I finished A FINE SUMMER'S DAY by Charles Todd. This is 17th of 17 in series featuring Ian Rutledge, a shell-shocked World War I veteran returning to his job at Scotland Yard, in London. This is a prequel. Here's a description:
On a fine summer's day in June, 1914, Ian Rutledge pays little notice to the assassination of an archduke in Sarajevo. An Inspector at Scotland Yard, he is planning to propose to the woman whom he deeply loves, despite intimations from friends and family that she may not be the wisest choice. To the north on this warm and gentle day, another man in love-a Scottish Highlander-shows his own dear girl the house he will build for her in September. While back in England, a son awaits the undertaker in the wake of his widowed mother's death. This death will set off a series of murders across England, seemingly unconnected, that Rutledge will race to solve in the weeks before the fateful declaration in August that will forever transform his world. As the clouds of war gather on the horizon, all of Britain wonders and waits. With every moment at stake, Rutledge sets out to right a wrong-an odyssey that will eventually force him to choose between the Yard and his country, between love and duty, and between honor and truth.
Published in 2015, it has 368 pages. The crime solving is good; it's sad to see Ian so ... normal and perhaps happy because we know how things are going to turn out for him after the war.

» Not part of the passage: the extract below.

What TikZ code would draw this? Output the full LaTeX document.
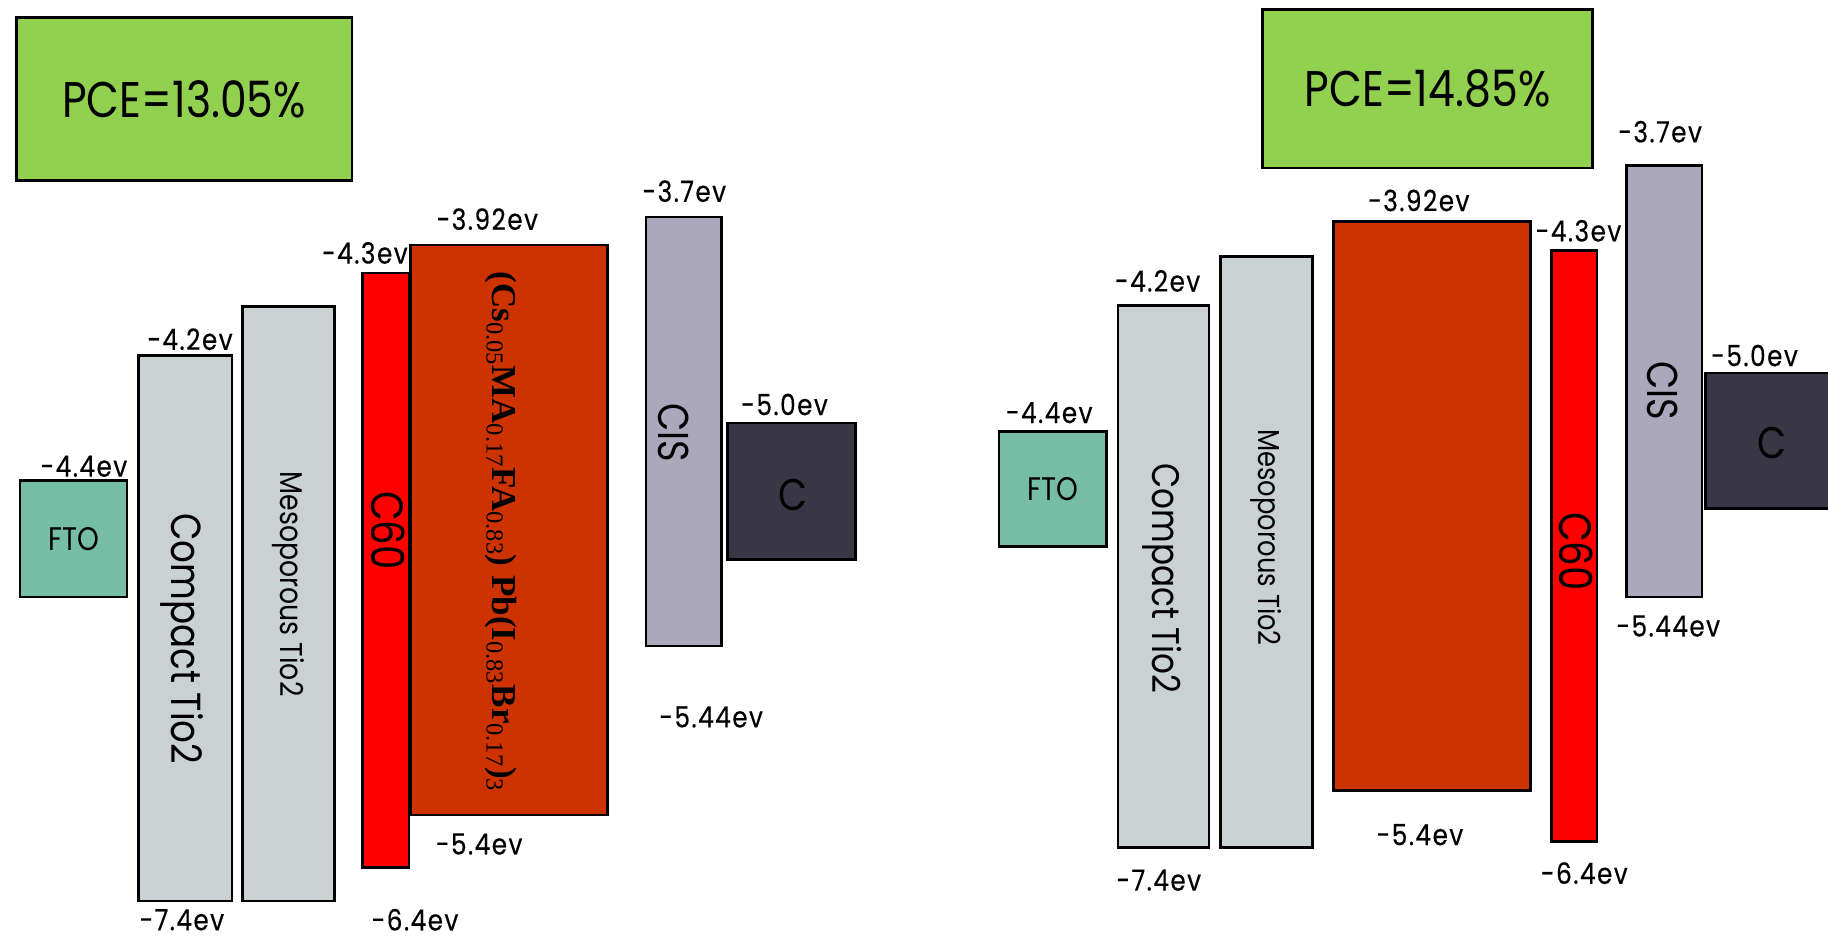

I am also reading a nonfiction book, ZEALOT: the Life and Times of Jesus of Nazareth by Reza Aslan. Here's a description:
Two thousand years ago, an itinerant Jewish preacher and miracle worker walked across the Galilee, gathering followers to establish what he called the “Kingdom of God.” The revolutionary movement he launched was so threatening to the established order that he was captured, tortured, and executed as a state criminal. Within decades after his shameful death, his followers would call him God. Sifting through centuries of mythmaking, Reza Aslan sheds new light on one of history’s most influential and enigmatic characters by examining Jesus through the lens of the tumultuous era in which he lived: first-century Palestine, an age awash in apocalyptic fervor. Scores of Jewish prophets, preachers, and would-be messiahs wandered through the Holy Land, bearing messages from God. This was the age of zealotry—a fervent nationalism that made resistance to the Roman occupation a sacred duty incumbent on all Jews. And few figures better exemplified this principle than the charismatic Galilean who defied both the imperial authorities and their allies in the Jewish religious hierarchy. Balancing the Jesus of the Gospels against the historical sources, Aslan describes a man full of conviction and passion, yet rife with contradiction; a man of peace who exhorted his followers to arm themselves with swords; an exorcist and faith healer who urged his disciples to keep his identity a secret; and ultimately the seditious “King of the Jews” whose promise of liberation from Rome went unfulfilled in his brief lifetime. Aslan explores the reasons why the early Christian church preferred to promulgate an image of Jesus as a peaceful spiritual teacher rather than a politically conscious revolutionary. And he grapples with the riddle of how Jesus understood himself, the mystery that is at the heart of all subsequent claims about his divinity.
Published in 2013, it has 336 pages. This is a digital loan from the library.